2. Find Ways to Become Inspired

This step helps you deal with your feelings of apathy and cynicism. Mr. Dumon advises that you find ways to become inspired. Read inspirational stories online about people in your industry or others that you admire. When you are inspired, you can motivate yourself to get back to work and shake off the malaise. Taking quiet personal time is also another way to become inspired. Even finding 15 minutes of silence and alone time every day, will help you to regroup and refresh.

3. Plan Disciplined Breaks

Break time is vital to preventing burnout. Mr. Dumon advised that “every hour or so of good, fast-paced work, take a five-minute break.” For example, get coffee, go to the water cooler or focus on the inspiration tips from step # 2. In addition to temporary breaks each day, plan specific dates where you will go on a weekend retreat or vacation.
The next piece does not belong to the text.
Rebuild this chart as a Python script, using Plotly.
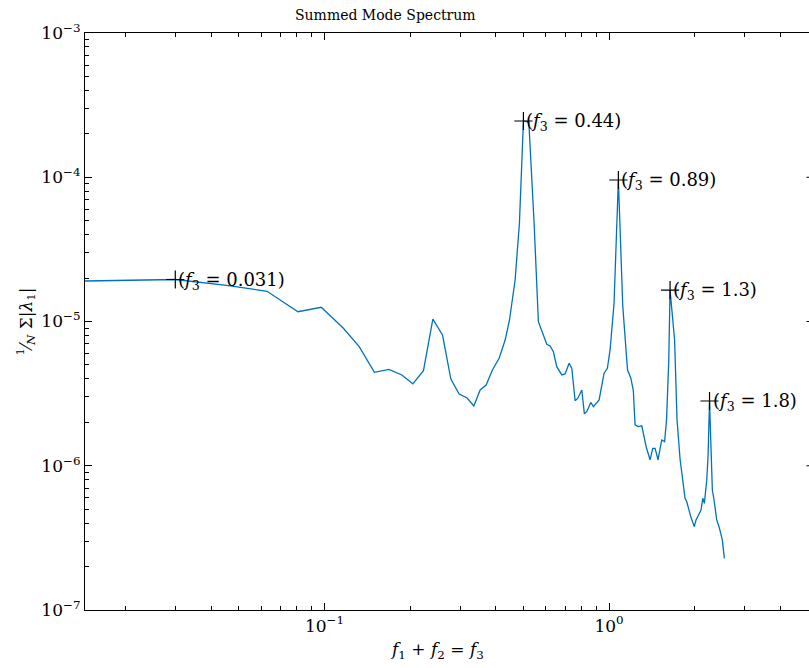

According to Mr. Dumon, “you should also try to space out your vacation time, so that you can take approximately one week of vacation every three to five months.” Of course, this all depends on work levels during that period of time. He suggests that you have a “reserve week” in the event of emergencies.

4. Find a Trusted Confidant

It is vital that you find a trusted confidant with whom you can share your feelings. This person can be a sounding board for you to express your work concerns to and also receive constructive feedback from. Mr. Dumon advised that this confidant can provide you with an opportunity to engage in social activities that can take your focus off of “calculations and mind-numbing work details.”

Battling burnout in the banking industry first begins with understanding the signs of burnout and the possible negative scenarios. Hopefully the steps mentioned above can help to prevent burnout in the banking sector.